I’m going to tell you a secret. Are you ready? Here it is: I’m nothing special. I don’t eat kale or quinoa, my floors are sandy, my kitchen is sticky and sometimes I drop my bundle over spilt milk. Why tell you this? Because I also foster.
Often when I tell people that I foster, especially that I’ve cared for nearly 100 children, the response I get is: “it takes someone special to foster”. I disagree.
My husband and I started thinking about fostering when we were engaged. His sister was in the process of adopting and we thought it was wonderful that the child was not just being adopted into their human family but also into God’s family because they are followers of Jesus. We thought ‘we will do something like that one day’.
One day came about five years later, we were married with small children and we were ready to change the world. We wanted to show God’s love to children who may not have felt much love in the past. Were we idealistic? Of course. Did we know what we were getting into? Not a clue.

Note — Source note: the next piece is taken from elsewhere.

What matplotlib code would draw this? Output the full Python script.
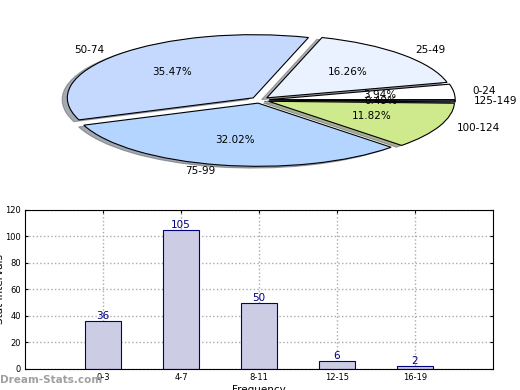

After a year of interviews and assessments we were approved and handed our first foster child. A caseworker came to my door, handed me a precious baby, crafted in God’s own image, and was gone. I cried a lot that first month. I cried about the brokenness of a world that leaves a baby in the arms of a stranger, I cried for the unique intrinsic value of this little soul and I cried that I couldn’t fix things for her.
And then I got over myself.
God is in control. 'The earth is the Lord’s and everything in it’. This little one was not on her own. She belonged to God (and so do you), she was precious to God (as are you) and Gods will would be done with or without my help or interference. This realisation was very freeing. It allowed me to love each child who came into my care deeply without owning the abuse they had suffered or the outcome of their case.
I remember one older child in particular who came to stay while our kids’ mission week was on at church. In the mornings he went to the kids’ program and in the afternoons he would beg my older children to read the Big Picture Bible to him. He was desperate to find out more about this Jesus character. Soon it was time for him to move on and I worried that no one would read the Bible we had given him. But God reminded me again that these little ones belong to Him when his new family turned out to be followers of Jesus too. Not all placements work out so well, but God is always in control and has the authority to carry out his perfect plan for their lives. I can trust that and carry on.
Are you nothing special too? If so, then let me encourage you to consider with your family whether there is a spare bed and piece of your heart that you could give to a child who needs to know God’s love for them and be adopted into God’s eternal family.